Using the gross domestic product at the end of 2015 published by the International Monetary Fund, Bloomberg reported that the size of South Africa’s economy is $301 billion at the rand’s current exchange rate, while Nigeria’s GDP is $296 billion.
Bloomberg noted that the rand has gained more than 16% against the US currency since the start of 2016, while in contrast, Nigeria’s naira has lost more than a third of its value.
In Afternoon trade on Wednesday, the rand firmed by more than a percent against the dollar, to R13.29.
Nigeria has suffered amid low oil prices, while South Africa is sensitive to shifts in the commodity cycle.
“More than the growth outlook, in the short term the ranking of these economies is likely to be determined by exchange rate movements,” Alan Cameron, an economist at Exotix Partners LLP, told Bloomberg.

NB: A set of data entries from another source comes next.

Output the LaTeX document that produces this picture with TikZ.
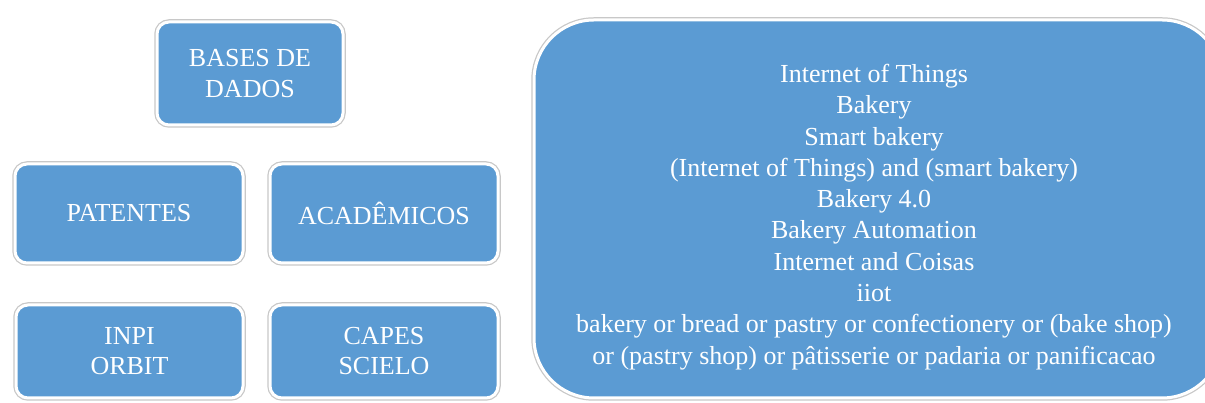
\documentclass[tikz,border=0pt]{standalone}
\usepackage{fontspec}
\setmainfont{Liberation Serif}
\definecolor{boxblue}{RGB}{91,155,211}
\definecolor{rimgray}{RGB}{200,200,200}
\begin{document}
\begin{tikzpicture}[x=1pt,y=1pt,
  box/.style={rectangle, rounded corners=12pt, fill=boxblue, draw=white, line width=3pt,
    preaction={draw=rimgray, line width=5.5pt},
    text=white, font=\fontsize{26}{31}\selectfont, align=center, inner sep=0pt},
  bigbox/.style={box, rounded corners=60pt},
  boxtext/.style={text=white, align=center, inner sep=0pt, font=\fontsize{26}{31.3}\selectfont}]
\useasboundingbox (0,0) rectangle (1205,403);
\node[box, minimum width=186pt, minimum height=103pt] (bases) at (250,329.5) {BASES DE\\DADOS};
\node[box, minimum width=228pt, minimum height=99pt] (patentes) at (129,189.5) {PATENTES};
\node[box, minimum width=228pt, minimum height=99pt] (academicos) at (384,189.5) {ACADÊMICOS};
\node[box, minimum width=227pt, minimum height=93pt, font=\fontsize{26}{30}\selectfont] (inpi) at (129.5,51.5) {INPI\\ORBIT};
\node[box, minimum width=228pt, minimum height=93pt, font=\fontsize{26}{30}\selectfont] (capes) at (384,51.5) {CAPES\\SCIELO};
\node[bigbox, minimum width=688pt, minimum height=378pt] (termos) at (878,194) {};
\node[boxtext] (lista) at (874,186) {Internet of Things\\Bakery\\Smart bakery\\(Internet of Things) and (smart bakery)\\Bakery 4.0\\Bakery Automation\\Internet and Coisas\\iiot\\bakery or bread or pastry or confectionery or (bake shop)\\or (pastry shop) or pâtisserie or padaria or panificacao};
\end{tikzpicture}
\end{document}
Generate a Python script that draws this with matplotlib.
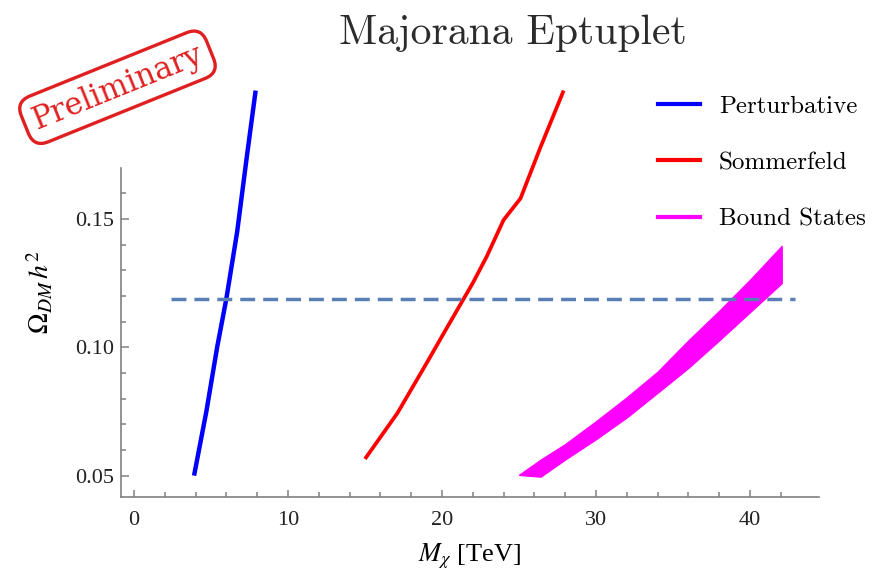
import numpy as np
import matplotlib.pyplot as plt
from matplotlib.lines import Line2D

plt.rcParams['font.family'] = 'Liberation Serif'
plt.rcParams['mathtext.fontset'] = 'stix'

# perturbative annihilation
pert_m = [3.9, 4.7, 5.4, 6.0, 6.7, 7.3, 7.9]
pert_omega = [0.050, 0.075, 0.100, 0.119, 0.145, 0.173, 0.200]

# with Sommerfeld enhancement
somm_m = [15.0, 17.1, 19.0, 20.3, 21.4, 22.0, 22.9, 24.0, 25.1, 26.4, 27.9]
somm_omega = [0.0565, 0.0743, 0.0938, 0.1074, 0.1188, 0.125, 0.1353, 0.1496, 0.158, 0.178, 0.200]

# Sommerfeld + bound state formation (band)
bsf_m = [25.0, 26.4, 28.0, 30.0, 32.0, 34.0, 36.0, 38.0, 40.0, 42.06]
bsf_upper = [0.0503, 0.0562, 0.0623, 0.0712, 0.0805, 0.0905, 0.1027, 0.1142, 0.1263, 0.1395]
bsf_lower = [0.0503, 0.0496, 0.0563, 0.0642, 0.0727, 0.0823, 0.0920, 0.1027, 0.1137, 0.1250]

# observed relic density
relic = 0.1188
relic_m = [2.4, 42.9]

fig = plt.figure(figsize=(8.9, 5.74), dpi=100)
ax = fig.add_axes([0.1356, 0.1347, 0.7846, 0.712])

ax.plot(pert_m, pert_omega, color='#0000ff', lw=3.2, clip_on=False, solid_capstyle='butt')
ax.plot(somm_m, somm_omega, color='#ff0000', lw=2.7, clip_on=False, solid_capstyle='butt')
ax.fill_between(bsf_m, bsf_lower, bsf_upper, color='#ff00ff', lw=1.0, edgecolor='#ff00ff')
ax.plot(relic_m, [relic, relic], color='#5a7fb4', lw=2.5, dashes=(4.3, 2.3))

ax.set_xlim(-0.864, 44.48)
ax.set_ylim(0.0418, 0.201)
ax.spines['top'].set_visible(False)
ax.spines['right'].set_visible(False)
ax.spines['left'].set_bounds(0.0418, 0.170)
for s in ['left', 'bottom']:
    ax.spines[s].set_color('#808080')
    ax.spines[s].set_linewidth(1.2)

ax.set_xticks([0, 10, 20, 30, 40])
ax.set_xticks([t for t in range(2, 43, 2) if t % 10], minor=True)
ax.set_yticks([0.05, 0.10, 0.15])
ax.set_yticklabels(['0.05', '0.10', '0.15'])
ax.set_yticks([0.06, 0.07, 0.08, 0.09, 0.11, 0.12, 0.13, 0.14, 0.16], minor=True)
ax.tick_params(which='both', direction='in', color='#808080', width=1.1, labelcolor='#222222', labelsize=16)
ax.tick_params(which='major', length=5.4)
ax.tick_params(which='minor', length=3.3)
ax.tick_params(axis='x', pad=10)
ax.tick_params(axis='y', pad=5)

ax.set_xlabel(r'$M_\chi$ [TeV]', fontsize=19, labelpad=9)
ax.set_ylabel(r'$\Omega_{DM}\,h^2$', fontsize=20, labelpad=14)

fig.text(0.576, 0.942, 'Majorana Eptuplet', family='cmr10', fontsize=30,
         color='#2b2b2b', ha='center', va='center')

handles = [Line2D([], [], color='#0000ff', lw=3),
           Line2D([], [], color='#ff0000', lw=3),
           Line2D([], [], color='#ff00ff', lw=3)]
fig.legend(handles, ['Perturbative', 'Sommerfeld', 'Bound States'],
           loc='upper left', bbox_to_anchor=(0.739, 0.834), frameon=False,
           prop={'family': 'cmr10', 'size': 18}, handlelength=1.7,
           handletextpad=0.75, labelspacing=1.35, borderpad=0, borderaxespad=0)

fig.text(0.132, 0.848, 'Preliminary', family='DejaVu Serif', fontsize=22,
         color='#e02020', rotation=22, ha='center', va='center',
         rotation_mode='anchor',
         bbox=dict(boxstyle='round,pad=0.3,rounding_size=0.5', fc='white',
                   ec='#e02020', lw=2.4))

fig.savefig('out.png', dpi=100)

He said that although Nigeria is unlikely to be unseated as Africa’s largest economy in the long run, “the momentum that took it there in the first place is now long gone.”
While the results of the recent municpal elections is feeding positive sentiment back into the markets, the South African Reserve Bank forecasts zero growth for 2016, while unemployment still remains above 26%.
In July, South Africa stepped past Egypt as the continents’ second largest economy in dollar terms, having dropped behind the North African country earlier in the year.